* Exercise details *
Report how many lines in the listing below include the word "with". Write nothing besides the number.

* Figure scripts *
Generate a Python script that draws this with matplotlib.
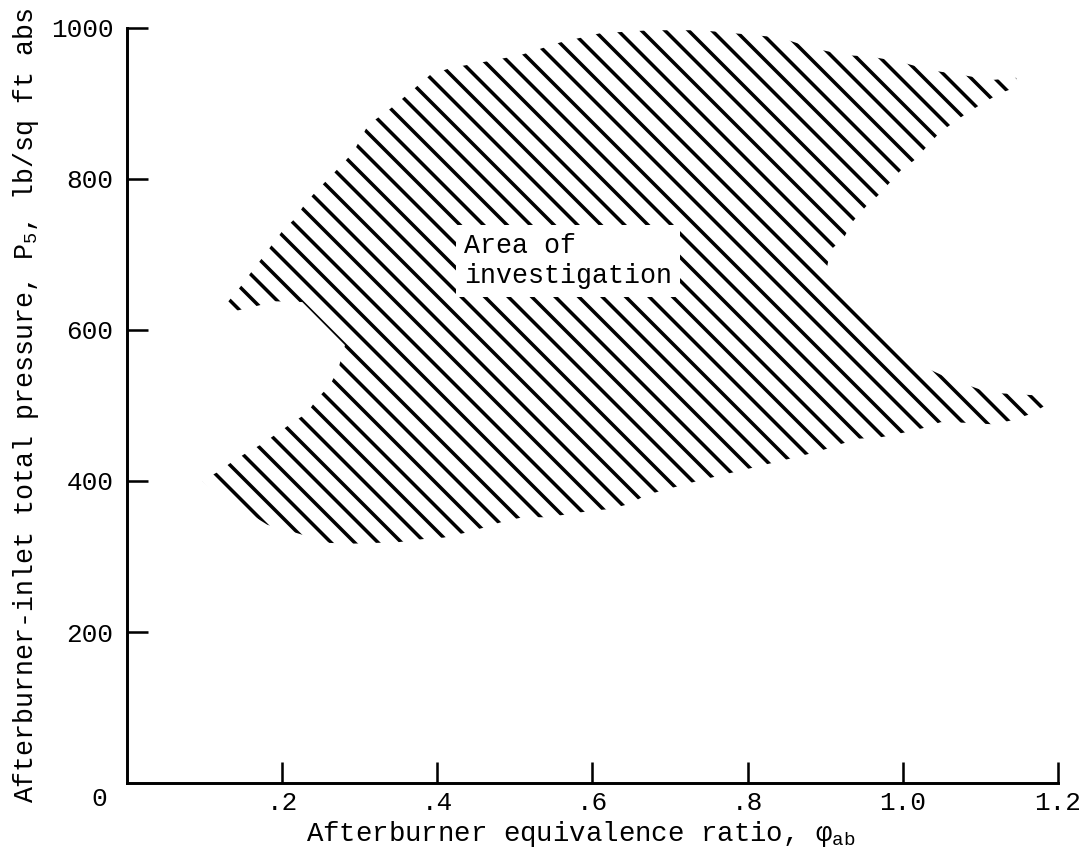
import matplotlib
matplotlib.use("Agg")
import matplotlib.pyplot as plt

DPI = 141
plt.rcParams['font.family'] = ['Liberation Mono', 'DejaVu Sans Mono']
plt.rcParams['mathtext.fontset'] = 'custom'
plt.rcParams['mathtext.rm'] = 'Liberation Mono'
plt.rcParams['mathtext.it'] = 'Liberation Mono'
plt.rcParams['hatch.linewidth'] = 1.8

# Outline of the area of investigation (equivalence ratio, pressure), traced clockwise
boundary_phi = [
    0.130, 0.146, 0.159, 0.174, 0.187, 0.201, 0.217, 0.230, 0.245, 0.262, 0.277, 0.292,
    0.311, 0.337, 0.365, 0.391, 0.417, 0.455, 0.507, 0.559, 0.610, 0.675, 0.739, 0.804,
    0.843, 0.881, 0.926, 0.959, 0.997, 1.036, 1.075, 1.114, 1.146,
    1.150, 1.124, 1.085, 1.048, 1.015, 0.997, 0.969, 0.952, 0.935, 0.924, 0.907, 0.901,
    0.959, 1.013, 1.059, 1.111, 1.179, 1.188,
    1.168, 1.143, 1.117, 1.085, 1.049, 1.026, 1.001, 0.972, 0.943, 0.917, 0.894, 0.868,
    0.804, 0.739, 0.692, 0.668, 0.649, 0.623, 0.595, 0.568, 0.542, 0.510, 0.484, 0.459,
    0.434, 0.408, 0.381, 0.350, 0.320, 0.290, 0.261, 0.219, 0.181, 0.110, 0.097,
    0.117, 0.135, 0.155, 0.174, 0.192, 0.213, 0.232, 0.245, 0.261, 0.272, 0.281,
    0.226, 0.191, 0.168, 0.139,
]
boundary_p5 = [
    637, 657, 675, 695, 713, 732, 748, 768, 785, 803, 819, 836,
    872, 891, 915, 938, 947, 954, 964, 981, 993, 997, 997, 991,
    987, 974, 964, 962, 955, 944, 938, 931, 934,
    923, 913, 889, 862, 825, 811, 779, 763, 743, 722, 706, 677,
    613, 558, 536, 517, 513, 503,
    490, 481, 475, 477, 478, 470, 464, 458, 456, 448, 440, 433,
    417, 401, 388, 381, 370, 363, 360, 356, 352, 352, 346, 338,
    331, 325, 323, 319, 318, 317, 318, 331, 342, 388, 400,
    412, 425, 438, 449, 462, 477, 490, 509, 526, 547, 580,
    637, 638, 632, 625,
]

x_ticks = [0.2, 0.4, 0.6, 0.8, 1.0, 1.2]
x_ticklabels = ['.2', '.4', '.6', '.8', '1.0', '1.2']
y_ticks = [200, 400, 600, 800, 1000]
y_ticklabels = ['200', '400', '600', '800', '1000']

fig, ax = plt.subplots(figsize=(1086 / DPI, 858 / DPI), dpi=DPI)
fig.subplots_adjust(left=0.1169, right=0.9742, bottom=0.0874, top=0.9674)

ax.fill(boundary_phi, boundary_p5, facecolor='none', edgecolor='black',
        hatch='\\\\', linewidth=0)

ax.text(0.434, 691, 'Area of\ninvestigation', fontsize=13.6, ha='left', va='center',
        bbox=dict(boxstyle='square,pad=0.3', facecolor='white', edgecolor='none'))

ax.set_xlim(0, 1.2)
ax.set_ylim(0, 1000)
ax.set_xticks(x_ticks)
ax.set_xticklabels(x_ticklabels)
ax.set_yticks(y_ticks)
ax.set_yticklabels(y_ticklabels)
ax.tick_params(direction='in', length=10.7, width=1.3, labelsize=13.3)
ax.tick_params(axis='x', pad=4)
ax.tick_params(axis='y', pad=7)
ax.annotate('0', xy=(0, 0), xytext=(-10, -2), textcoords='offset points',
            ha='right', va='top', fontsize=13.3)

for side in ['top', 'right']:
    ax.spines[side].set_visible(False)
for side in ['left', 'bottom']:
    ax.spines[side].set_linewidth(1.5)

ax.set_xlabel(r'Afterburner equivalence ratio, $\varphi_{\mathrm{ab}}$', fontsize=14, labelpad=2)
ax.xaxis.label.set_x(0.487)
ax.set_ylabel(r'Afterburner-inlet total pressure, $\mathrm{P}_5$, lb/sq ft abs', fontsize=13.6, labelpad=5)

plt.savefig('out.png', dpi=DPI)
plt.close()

---

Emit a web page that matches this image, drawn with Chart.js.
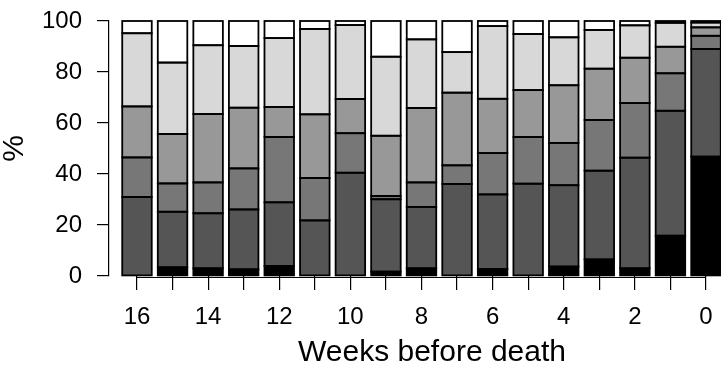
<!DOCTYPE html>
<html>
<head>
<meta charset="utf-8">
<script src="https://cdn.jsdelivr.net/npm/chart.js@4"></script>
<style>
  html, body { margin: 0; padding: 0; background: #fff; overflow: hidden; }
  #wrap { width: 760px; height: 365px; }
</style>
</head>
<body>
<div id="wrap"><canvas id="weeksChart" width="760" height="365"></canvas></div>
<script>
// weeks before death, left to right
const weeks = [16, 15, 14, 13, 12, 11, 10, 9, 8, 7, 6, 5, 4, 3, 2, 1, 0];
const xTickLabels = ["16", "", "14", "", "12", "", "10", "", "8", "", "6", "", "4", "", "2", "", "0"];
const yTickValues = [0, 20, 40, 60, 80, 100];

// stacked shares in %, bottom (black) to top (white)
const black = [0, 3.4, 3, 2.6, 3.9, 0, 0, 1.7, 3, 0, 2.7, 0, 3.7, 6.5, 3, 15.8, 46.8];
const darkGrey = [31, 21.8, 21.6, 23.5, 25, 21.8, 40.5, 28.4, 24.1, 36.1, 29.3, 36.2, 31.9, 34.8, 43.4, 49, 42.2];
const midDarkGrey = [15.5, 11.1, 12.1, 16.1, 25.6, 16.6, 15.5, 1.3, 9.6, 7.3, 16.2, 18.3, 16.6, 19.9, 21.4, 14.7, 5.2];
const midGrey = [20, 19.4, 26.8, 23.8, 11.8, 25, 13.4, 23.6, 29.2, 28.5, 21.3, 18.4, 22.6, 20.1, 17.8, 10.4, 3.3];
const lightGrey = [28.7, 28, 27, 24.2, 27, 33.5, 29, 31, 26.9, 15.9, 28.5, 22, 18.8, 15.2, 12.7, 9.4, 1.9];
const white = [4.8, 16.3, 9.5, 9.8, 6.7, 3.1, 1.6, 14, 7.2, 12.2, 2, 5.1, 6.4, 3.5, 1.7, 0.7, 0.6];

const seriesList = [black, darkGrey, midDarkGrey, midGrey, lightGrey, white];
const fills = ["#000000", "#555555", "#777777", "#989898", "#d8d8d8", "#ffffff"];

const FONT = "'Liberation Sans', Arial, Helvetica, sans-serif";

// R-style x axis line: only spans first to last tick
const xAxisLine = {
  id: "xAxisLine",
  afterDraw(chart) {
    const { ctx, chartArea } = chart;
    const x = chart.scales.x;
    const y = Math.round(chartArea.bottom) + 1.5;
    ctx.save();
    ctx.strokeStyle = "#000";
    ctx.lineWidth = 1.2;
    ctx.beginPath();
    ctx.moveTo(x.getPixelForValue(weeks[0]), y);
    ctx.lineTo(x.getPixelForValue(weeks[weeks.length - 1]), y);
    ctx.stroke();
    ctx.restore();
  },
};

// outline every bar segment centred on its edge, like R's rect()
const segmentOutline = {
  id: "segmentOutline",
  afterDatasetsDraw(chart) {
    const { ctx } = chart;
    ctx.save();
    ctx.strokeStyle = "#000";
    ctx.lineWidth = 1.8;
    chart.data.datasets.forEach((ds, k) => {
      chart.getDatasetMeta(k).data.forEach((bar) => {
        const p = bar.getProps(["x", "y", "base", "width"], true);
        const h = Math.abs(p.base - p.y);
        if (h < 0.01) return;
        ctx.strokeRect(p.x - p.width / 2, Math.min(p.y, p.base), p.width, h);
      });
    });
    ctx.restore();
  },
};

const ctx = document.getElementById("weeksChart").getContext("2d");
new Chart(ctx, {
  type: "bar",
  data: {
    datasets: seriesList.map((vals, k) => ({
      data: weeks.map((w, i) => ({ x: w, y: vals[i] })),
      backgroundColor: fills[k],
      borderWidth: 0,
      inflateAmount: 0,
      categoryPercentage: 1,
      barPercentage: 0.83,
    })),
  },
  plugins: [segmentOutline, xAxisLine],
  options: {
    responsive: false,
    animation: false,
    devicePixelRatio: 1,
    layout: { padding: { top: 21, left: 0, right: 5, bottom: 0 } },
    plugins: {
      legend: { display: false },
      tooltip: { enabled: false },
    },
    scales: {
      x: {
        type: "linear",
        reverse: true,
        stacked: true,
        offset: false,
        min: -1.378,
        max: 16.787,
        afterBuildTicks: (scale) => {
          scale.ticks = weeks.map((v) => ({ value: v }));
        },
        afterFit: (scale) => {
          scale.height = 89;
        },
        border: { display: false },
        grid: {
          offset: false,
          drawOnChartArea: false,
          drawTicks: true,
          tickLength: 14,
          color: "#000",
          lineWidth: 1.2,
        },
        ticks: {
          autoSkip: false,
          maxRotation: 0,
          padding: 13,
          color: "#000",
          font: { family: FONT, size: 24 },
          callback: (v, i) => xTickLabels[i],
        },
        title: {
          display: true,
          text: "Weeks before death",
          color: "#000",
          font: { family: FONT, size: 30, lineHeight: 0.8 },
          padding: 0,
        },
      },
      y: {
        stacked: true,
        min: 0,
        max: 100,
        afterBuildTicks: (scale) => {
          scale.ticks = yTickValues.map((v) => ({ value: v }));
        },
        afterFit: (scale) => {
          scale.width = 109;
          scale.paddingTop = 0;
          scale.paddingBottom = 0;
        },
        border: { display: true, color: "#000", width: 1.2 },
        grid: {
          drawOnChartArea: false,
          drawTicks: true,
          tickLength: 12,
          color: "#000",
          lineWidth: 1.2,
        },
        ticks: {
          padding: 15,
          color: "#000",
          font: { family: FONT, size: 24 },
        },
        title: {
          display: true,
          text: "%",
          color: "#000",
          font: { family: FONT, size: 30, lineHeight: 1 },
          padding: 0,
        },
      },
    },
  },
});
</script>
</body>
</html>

==

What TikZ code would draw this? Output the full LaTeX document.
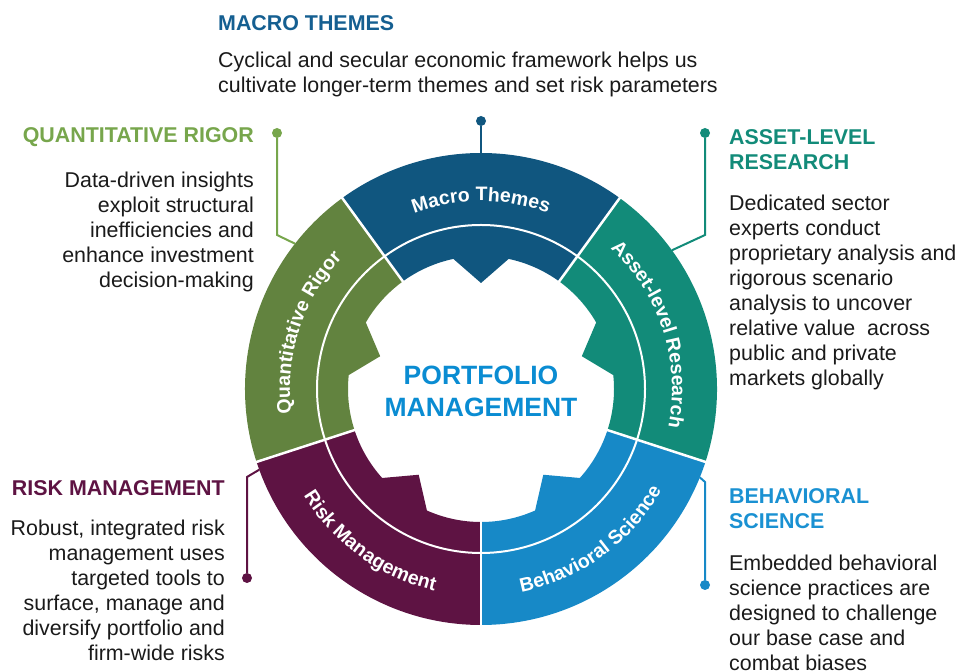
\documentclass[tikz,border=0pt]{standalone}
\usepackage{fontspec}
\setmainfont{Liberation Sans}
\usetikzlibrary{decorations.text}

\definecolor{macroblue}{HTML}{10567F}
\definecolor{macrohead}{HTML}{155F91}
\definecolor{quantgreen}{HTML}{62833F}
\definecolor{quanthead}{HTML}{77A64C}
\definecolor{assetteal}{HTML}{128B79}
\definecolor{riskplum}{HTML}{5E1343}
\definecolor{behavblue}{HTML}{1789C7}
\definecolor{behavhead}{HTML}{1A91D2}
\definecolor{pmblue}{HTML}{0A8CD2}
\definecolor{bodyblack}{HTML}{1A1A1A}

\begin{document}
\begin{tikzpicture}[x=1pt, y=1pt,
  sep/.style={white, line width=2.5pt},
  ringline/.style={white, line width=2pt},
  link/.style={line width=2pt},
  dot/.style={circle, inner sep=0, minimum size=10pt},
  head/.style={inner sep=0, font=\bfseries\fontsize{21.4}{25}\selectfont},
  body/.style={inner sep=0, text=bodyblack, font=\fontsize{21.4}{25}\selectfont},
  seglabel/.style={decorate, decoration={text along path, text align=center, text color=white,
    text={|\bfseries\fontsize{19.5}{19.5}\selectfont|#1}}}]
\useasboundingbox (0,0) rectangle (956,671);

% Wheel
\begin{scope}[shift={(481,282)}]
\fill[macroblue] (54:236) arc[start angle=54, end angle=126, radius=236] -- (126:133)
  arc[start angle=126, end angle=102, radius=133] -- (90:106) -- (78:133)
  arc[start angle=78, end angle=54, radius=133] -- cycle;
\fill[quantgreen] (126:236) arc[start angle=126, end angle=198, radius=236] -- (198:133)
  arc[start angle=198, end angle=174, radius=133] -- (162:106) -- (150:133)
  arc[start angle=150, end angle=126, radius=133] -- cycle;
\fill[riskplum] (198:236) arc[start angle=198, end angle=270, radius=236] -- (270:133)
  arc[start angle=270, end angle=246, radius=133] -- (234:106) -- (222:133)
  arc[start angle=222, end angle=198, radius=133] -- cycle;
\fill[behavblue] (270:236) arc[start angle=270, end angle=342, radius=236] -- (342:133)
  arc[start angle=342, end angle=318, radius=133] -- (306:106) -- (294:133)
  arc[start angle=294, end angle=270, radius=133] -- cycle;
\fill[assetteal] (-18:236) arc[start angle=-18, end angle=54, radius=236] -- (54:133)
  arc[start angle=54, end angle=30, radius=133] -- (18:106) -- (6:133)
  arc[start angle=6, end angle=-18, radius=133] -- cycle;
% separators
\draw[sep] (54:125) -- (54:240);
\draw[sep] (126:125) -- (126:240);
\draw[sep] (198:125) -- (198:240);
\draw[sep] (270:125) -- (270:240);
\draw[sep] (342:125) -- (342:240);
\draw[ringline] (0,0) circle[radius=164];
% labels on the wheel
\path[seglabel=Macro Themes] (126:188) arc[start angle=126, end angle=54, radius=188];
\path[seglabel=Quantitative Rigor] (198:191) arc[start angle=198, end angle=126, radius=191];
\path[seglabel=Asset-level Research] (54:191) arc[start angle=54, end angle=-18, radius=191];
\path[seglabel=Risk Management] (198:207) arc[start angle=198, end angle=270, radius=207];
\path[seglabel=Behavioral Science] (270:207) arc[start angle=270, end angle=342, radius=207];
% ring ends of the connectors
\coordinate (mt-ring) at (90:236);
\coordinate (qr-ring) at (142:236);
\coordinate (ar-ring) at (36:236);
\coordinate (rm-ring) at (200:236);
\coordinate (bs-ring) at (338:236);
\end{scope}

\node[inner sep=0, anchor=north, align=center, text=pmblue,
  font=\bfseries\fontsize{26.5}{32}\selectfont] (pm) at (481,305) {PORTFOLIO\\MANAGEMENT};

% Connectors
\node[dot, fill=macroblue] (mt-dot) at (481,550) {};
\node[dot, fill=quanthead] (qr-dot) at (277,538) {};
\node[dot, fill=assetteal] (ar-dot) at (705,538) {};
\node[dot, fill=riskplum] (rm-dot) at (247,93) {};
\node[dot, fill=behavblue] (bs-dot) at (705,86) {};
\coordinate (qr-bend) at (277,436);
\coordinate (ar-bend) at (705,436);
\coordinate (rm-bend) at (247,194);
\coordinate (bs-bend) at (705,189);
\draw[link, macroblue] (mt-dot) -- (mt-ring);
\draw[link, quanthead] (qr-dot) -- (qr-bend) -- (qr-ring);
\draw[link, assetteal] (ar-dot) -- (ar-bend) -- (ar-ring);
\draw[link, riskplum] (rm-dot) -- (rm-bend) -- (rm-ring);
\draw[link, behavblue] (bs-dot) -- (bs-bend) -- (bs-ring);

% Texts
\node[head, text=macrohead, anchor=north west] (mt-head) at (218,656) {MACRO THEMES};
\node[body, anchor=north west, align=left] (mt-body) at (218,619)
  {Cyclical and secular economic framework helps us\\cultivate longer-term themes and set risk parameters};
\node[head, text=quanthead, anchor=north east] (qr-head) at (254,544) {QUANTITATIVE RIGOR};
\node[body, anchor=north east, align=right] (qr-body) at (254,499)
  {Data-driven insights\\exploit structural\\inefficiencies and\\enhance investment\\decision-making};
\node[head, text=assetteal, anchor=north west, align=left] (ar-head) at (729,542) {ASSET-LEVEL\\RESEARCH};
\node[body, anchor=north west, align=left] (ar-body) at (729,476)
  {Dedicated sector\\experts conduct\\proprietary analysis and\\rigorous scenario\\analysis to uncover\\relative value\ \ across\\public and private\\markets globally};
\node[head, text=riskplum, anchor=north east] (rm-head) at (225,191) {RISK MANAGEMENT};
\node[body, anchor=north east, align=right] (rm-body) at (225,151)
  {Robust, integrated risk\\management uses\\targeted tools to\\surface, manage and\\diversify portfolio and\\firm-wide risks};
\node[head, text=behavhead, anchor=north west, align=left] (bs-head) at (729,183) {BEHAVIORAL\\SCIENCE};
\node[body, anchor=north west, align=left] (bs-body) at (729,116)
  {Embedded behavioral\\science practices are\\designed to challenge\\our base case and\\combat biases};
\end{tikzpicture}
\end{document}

* Problem solution *
2